Often we stress about carrying the burden of the past and the worry about the future. Might we do the wholeness work now to focus on returning our present to promise and inner peace? Such focus will refill our depleted stores and strengthen our weakened cores.
As for me, my core-work is already showing signs of success. I am breathing better. I am more focused. I have more stamina. My soul seems more satisfied. On Rosh Hashana, we will sound the shofar, a ram’s horn that calls us to commit to internal transformation. Its piercing sounds send us on a journey back to our authentic selves.
When Cantor Kyle Cotler, Rabbi Lana Zilberman Soloway and I (Congregation Or Ami’s clergy team) stand up on the bimah (stage) at the Thousand Oaks Bank of America Performing Arts Center, we hope to bring together the right combination of moving music (traditional and contemporary), spoken word (ancient prayers and modern poetry), guided meditation and authentic God talk to touch people’s minds, hearts and souls. We will weave together core messages and spiritual core-work to guide the gathered to let go of the constant pain or ongoing pressures that stress our minds and souls. We will help each other return to authenticity.

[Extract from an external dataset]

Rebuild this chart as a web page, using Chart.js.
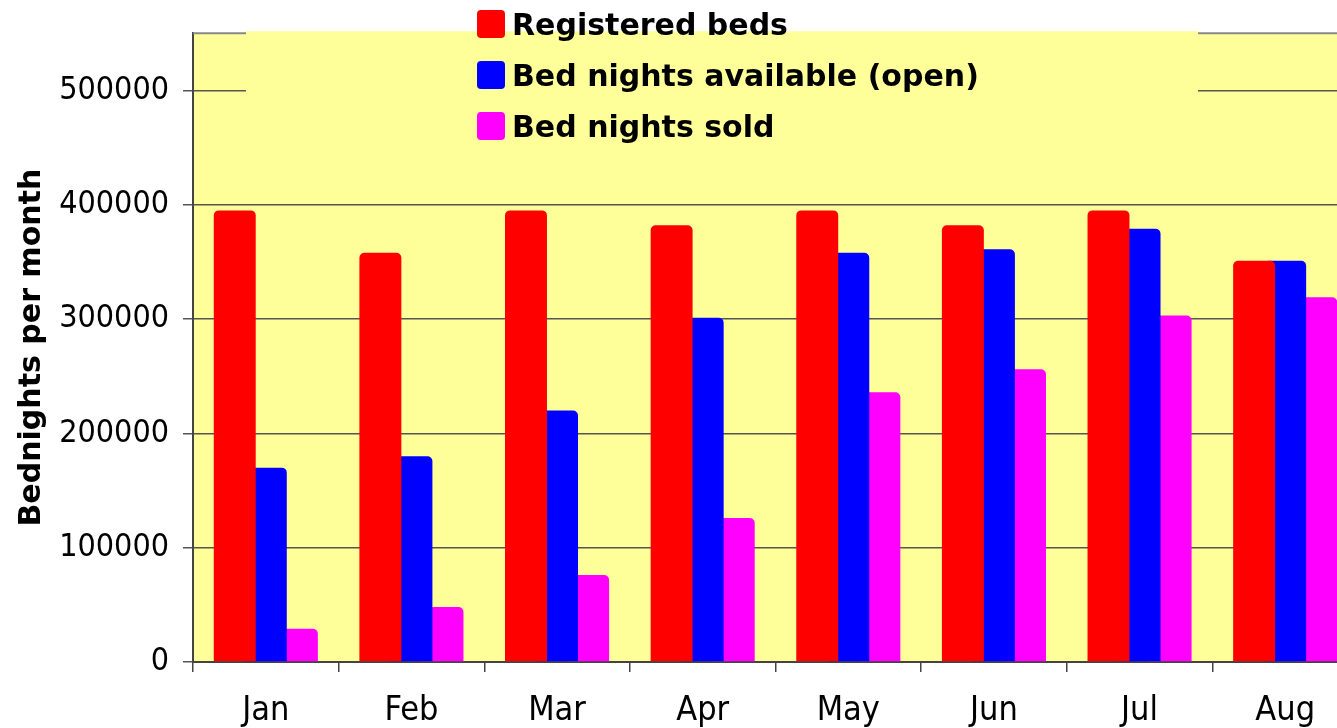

Jewish tradition and time-tested experience, teach that these messages move deeper inside when we each are already prepared. Will you be read to hearthe shofar’s call?
Begin your core-work today. Strengthen your physical core even as you deepen your spiritual core. That way neither you nor I will find ourselves strewn out ona backstage floor somewhere seeking a last minute adjustment. Rather we will be reaching out and reaching up with a freedom of movement that comes from ongoing mind-body-soul core-work.
Wishing those who observe a spiritually fulfilling, intellectually engaging, musically uplifting High Holy Days. And may we all be blessed.